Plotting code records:
■ ■ ■ ■ ■

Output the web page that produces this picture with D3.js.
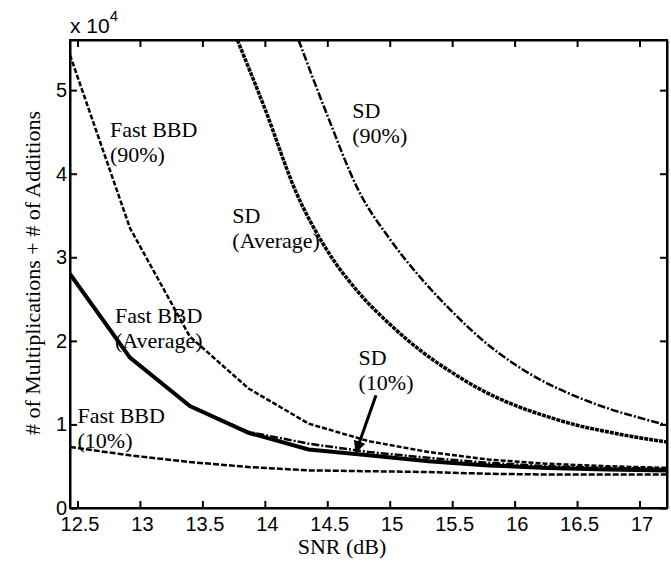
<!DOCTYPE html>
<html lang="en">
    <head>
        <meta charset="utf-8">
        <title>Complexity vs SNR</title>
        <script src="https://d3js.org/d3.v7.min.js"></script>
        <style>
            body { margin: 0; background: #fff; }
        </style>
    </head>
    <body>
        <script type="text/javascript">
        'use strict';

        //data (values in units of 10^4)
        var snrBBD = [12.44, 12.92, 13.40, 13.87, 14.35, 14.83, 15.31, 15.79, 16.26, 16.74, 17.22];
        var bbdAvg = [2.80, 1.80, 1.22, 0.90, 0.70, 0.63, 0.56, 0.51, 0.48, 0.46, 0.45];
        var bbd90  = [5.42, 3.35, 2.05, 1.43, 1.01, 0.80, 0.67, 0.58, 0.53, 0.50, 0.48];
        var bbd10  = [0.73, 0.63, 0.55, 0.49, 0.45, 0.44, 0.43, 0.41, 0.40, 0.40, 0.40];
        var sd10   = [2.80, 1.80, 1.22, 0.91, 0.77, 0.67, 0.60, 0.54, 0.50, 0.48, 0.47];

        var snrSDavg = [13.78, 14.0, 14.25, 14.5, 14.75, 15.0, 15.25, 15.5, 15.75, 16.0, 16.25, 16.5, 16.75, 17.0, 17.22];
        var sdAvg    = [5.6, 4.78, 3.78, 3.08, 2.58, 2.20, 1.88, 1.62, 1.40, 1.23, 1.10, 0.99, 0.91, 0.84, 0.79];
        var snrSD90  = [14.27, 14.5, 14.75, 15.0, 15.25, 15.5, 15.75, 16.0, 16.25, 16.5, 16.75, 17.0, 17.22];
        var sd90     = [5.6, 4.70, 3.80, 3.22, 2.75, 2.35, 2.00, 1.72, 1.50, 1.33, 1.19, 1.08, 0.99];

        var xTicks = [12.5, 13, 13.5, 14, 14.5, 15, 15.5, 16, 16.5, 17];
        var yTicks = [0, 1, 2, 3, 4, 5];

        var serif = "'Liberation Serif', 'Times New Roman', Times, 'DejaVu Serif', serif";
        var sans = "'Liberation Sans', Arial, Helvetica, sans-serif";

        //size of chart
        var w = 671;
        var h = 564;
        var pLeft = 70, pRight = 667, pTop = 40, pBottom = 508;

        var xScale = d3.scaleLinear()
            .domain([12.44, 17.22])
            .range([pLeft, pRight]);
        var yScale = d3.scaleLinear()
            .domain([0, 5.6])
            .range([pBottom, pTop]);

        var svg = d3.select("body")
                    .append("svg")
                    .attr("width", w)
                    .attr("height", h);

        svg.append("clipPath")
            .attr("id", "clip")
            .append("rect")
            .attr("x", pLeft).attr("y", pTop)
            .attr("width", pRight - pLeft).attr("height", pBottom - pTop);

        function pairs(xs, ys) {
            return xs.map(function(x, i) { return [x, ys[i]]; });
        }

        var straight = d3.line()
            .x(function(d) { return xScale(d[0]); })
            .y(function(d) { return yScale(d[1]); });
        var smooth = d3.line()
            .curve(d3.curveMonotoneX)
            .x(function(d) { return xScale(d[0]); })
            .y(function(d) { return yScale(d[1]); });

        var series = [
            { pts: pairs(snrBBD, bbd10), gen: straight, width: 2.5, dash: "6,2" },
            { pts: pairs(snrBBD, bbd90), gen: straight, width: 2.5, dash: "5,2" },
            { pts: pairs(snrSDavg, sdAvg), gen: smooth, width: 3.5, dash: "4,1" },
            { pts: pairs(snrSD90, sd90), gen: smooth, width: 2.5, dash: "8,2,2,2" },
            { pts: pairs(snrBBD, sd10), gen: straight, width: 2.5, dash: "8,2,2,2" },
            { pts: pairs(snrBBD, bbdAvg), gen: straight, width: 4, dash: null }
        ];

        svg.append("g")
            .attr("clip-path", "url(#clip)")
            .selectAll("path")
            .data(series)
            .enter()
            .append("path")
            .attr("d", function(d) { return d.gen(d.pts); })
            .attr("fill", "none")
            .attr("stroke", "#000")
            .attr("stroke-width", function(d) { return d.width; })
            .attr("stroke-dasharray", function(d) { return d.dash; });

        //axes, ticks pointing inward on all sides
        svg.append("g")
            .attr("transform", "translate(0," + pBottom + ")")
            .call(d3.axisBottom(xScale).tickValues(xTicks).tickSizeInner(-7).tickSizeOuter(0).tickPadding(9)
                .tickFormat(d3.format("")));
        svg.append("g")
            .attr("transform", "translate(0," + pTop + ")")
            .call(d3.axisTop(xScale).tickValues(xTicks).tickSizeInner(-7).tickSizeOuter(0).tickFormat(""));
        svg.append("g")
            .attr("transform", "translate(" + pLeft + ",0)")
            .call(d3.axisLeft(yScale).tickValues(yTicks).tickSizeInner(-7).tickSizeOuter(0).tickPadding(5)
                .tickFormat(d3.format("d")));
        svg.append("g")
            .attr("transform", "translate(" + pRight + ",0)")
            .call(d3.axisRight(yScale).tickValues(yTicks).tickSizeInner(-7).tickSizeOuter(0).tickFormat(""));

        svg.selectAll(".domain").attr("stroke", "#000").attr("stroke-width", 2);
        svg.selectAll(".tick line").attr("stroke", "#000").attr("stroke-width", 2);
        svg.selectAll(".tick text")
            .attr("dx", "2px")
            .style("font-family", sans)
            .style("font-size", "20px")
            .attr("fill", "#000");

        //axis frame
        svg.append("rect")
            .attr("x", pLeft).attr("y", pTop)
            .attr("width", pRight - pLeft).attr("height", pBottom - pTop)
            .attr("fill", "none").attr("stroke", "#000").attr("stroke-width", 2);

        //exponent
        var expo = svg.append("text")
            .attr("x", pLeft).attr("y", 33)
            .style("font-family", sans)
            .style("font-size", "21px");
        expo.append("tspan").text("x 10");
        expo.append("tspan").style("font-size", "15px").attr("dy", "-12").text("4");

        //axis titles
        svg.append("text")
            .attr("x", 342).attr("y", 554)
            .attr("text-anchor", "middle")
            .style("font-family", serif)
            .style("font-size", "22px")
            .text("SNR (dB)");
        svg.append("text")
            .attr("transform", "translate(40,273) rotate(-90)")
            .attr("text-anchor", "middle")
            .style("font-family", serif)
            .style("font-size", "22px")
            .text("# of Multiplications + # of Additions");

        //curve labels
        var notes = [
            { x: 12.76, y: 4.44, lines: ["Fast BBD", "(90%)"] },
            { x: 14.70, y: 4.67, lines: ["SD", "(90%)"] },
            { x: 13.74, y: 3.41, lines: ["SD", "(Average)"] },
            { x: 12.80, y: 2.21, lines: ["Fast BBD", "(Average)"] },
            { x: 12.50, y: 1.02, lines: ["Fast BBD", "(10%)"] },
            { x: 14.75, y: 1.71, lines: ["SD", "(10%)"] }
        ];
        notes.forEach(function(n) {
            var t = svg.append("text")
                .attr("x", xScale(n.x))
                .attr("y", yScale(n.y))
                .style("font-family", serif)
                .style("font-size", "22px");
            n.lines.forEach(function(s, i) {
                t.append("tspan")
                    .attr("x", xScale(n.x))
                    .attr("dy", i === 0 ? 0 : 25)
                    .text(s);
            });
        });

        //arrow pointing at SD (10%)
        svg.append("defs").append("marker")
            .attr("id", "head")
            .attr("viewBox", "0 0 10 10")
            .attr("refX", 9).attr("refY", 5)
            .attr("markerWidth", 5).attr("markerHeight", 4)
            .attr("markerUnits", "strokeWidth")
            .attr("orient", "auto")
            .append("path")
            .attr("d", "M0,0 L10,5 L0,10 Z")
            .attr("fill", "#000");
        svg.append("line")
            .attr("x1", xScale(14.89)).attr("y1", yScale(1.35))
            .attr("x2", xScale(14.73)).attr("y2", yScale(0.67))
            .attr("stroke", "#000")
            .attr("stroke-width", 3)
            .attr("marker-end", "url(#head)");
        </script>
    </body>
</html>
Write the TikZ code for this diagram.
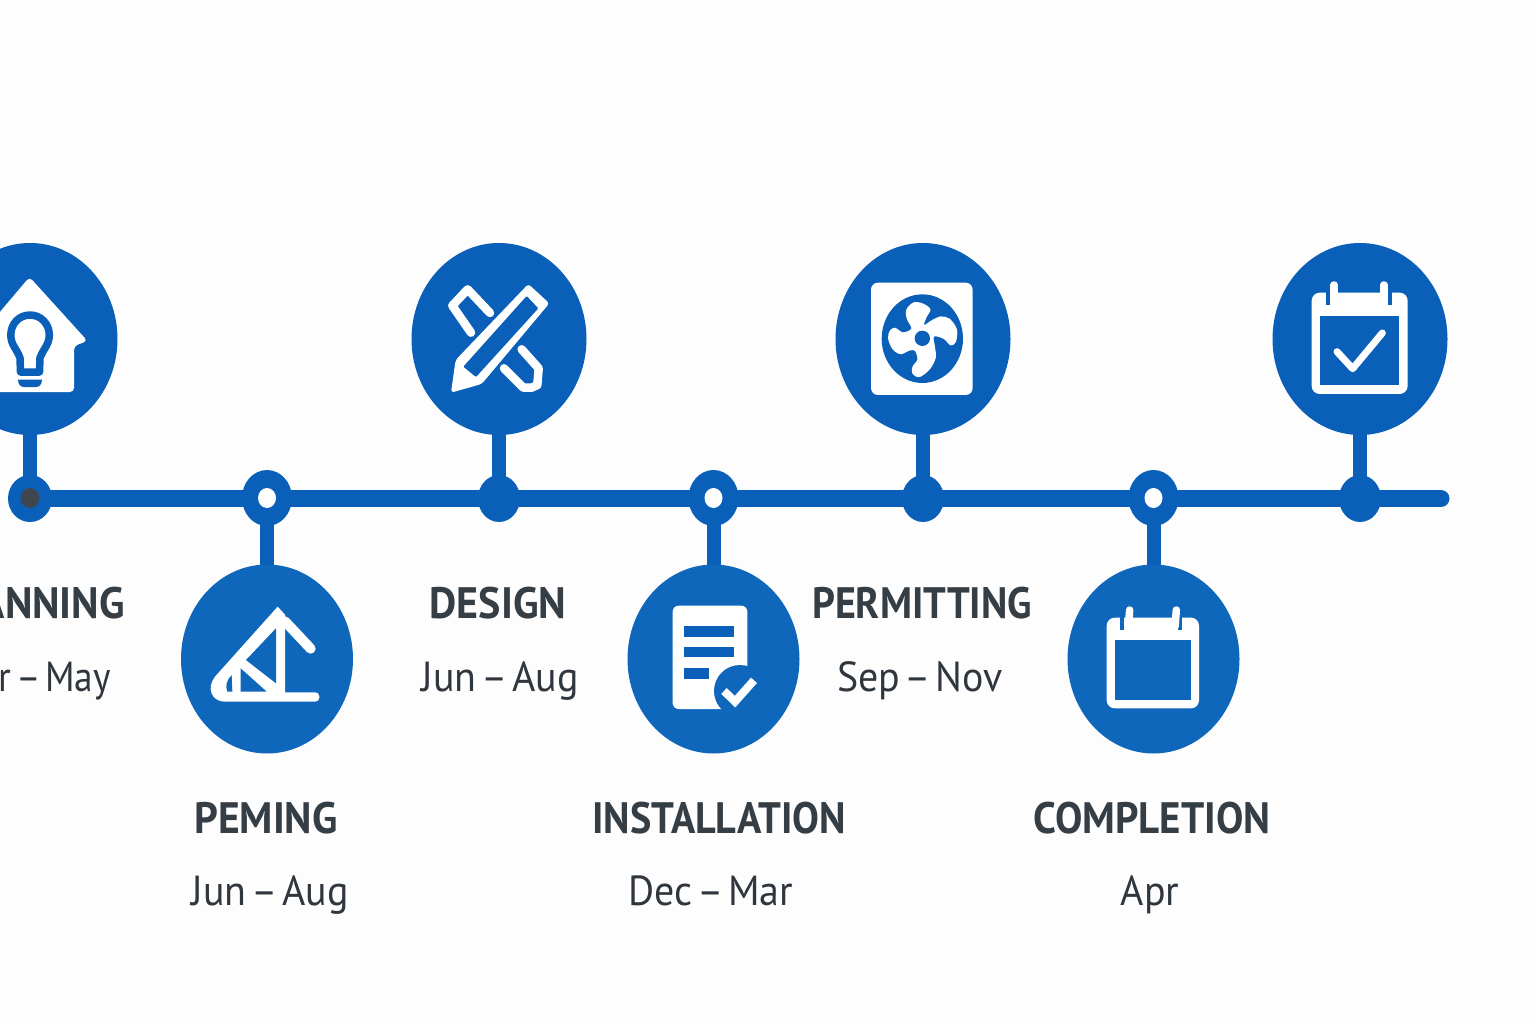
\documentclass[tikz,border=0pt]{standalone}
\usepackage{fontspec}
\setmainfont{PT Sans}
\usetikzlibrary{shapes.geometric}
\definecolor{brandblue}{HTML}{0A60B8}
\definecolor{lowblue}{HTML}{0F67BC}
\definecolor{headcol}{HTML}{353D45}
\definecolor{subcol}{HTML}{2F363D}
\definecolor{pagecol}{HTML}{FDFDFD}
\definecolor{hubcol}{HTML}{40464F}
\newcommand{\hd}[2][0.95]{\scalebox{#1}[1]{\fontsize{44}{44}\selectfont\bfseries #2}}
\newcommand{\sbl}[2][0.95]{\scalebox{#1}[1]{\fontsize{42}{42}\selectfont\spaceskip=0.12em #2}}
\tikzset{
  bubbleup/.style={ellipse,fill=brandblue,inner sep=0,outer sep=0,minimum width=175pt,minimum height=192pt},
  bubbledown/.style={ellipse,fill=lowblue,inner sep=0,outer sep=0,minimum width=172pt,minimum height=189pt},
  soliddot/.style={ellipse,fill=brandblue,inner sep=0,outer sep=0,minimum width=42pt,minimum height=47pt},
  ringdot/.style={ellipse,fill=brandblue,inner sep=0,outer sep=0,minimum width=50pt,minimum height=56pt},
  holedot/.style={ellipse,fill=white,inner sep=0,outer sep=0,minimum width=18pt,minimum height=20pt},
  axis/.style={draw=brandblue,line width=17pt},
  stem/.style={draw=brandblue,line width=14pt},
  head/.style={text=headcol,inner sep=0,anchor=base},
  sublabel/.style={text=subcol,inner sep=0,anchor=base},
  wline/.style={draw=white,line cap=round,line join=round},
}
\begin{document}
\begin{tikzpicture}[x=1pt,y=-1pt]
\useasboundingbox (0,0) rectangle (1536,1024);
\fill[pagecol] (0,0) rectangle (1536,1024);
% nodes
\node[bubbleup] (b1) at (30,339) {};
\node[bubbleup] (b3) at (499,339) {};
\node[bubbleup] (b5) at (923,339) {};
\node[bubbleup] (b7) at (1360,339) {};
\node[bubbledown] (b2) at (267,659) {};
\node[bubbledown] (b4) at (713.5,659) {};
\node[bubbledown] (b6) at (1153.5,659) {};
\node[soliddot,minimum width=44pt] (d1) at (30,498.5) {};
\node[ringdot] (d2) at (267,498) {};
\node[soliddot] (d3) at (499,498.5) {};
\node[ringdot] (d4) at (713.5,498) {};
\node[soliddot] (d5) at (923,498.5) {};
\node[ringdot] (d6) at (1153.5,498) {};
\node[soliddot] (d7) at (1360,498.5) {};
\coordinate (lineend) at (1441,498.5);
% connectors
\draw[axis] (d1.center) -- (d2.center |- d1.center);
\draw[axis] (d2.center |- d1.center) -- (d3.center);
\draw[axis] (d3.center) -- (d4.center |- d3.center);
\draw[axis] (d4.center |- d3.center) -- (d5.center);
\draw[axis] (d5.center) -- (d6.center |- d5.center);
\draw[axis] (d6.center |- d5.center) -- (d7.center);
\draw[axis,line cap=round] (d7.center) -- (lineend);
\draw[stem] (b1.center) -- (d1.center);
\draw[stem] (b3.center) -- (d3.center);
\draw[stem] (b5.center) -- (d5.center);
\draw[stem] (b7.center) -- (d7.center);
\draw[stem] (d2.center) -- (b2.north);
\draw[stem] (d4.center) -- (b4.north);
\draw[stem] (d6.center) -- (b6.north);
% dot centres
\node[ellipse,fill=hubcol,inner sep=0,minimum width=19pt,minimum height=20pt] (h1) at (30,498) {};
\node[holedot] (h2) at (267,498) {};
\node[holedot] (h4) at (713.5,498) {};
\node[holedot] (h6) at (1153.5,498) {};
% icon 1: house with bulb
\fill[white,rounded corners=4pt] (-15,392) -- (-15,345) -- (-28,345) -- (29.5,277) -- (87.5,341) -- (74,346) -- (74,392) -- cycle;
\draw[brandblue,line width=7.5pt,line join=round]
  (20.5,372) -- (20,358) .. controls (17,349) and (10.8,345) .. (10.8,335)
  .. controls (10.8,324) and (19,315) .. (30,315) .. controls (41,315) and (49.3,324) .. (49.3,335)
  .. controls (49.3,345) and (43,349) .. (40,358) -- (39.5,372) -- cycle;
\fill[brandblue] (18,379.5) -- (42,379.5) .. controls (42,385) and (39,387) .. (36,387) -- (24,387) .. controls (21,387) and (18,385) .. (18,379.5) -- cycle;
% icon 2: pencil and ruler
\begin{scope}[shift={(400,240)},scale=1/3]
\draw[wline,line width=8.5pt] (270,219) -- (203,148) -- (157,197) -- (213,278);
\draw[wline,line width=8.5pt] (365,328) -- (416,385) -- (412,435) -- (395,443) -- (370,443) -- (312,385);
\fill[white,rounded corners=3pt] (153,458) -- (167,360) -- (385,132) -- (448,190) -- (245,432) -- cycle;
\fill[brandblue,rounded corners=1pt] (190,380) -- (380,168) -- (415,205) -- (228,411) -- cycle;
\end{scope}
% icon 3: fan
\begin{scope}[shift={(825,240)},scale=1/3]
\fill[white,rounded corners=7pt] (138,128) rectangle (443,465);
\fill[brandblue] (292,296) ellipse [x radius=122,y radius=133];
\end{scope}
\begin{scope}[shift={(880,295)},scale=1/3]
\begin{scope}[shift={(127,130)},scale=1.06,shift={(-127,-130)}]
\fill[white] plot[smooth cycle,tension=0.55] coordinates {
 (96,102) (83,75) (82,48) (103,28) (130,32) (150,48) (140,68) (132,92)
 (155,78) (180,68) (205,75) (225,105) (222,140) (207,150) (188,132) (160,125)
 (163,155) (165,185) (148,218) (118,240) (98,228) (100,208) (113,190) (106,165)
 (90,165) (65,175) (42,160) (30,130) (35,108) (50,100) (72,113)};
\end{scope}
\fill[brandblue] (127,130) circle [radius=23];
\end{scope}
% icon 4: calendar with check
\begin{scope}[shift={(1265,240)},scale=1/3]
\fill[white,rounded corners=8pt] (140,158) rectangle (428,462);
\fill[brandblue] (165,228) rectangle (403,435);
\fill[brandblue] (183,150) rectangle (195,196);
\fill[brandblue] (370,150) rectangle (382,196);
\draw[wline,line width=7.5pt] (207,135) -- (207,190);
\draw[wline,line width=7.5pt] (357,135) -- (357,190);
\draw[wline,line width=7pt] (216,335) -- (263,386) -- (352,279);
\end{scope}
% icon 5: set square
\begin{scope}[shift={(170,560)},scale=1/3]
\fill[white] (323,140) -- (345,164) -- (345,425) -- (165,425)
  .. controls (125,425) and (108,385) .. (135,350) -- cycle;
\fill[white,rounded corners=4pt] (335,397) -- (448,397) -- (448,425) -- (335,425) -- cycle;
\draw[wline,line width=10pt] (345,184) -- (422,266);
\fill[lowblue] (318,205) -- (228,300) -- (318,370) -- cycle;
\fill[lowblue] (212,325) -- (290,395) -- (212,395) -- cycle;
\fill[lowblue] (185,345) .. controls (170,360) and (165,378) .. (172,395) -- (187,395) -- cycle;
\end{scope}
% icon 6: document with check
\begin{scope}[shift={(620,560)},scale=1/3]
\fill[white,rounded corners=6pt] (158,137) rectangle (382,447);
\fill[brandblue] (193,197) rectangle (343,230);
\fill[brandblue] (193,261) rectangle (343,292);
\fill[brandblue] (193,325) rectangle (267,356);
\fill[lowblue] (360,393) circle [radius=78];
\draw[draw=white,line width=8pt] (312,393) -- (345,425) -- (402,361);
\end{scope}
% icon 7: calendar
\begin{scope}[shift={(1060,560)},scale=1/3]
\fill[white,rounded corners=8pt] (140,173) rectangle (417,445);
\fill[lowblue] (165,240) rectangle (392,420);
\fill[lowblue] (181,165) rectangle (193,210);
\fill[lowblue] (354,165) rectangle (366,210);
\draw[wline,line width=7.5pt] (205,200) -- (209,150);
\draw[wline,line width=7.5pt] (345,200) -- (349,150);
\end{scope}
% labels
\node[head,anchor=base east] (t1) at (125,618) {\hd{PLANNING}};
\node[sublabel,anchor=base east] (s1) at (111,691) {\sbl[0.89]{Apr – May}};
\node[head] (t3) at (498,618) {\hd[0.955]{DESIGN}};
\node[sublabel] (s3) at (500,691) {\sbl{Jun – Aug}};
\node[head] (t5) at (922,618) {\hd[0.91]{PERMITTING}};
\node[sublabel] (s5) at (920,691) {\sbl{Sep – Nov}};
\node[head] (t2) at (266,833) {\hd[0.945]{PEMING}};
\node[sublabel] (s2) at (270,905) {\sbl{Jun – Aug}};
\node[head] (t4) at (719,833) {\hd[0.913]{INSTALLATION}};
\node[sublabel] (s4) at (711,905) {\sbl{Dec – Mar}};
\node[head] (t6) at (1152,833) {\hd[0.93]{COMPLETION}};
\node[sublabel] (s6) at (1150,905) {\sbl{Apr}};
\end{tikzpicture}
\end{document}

■ ■ ■ ■ ■

▸ **Task to carry out**
Print the data above verbatim from the first line through the line holding "0.50, 0.48, 0.47];", leaving every picture out.

▸ **The output**
Output the web page that produces this picture with D3.js.
<!DOCTYPE html>
<html lang="en">
    <head>
        <meta charset="utf-8">
        <title>Complexity vs SNR</title>
        <script src="https://d3js.org/d3.v7.min.js"></script>
        <style>
            body { margin: 0; background: #fff; }
        </style>
    </head>
    <body>
        <script type="text/javascript">
        'use strict';

        //data (values in units of 10^4)
        var snrBBD = [12.44, 12.92, 13.40, 13.87, 14.35, 14.83, 15.31, 15.79, 16.26, 16.74, 17.22];
        var bbdAvg = [2.80, 1.80, 1.22, 0.90, 0.70, 0.63, 0.56, 0.51, 0.48, 0.46, 0.45];
        var bbd90  = [5.42, 3.35, 2.05, 1.43, 1.01, 0.80, 0.67, 0.58, 0.53, 0.50, 0.48];
        var bbd10  = [0.73, 0.63, 0.55, 0.49, 0.45, 0.44, 0.43, 0.41, 0.40, 0.40, 0.40];
        var sd10   = [2.80, 1.80, 1.22, 0.91, 0.77, 0.67, 0.60, 0.54, 0.50, 0.48, 0.47];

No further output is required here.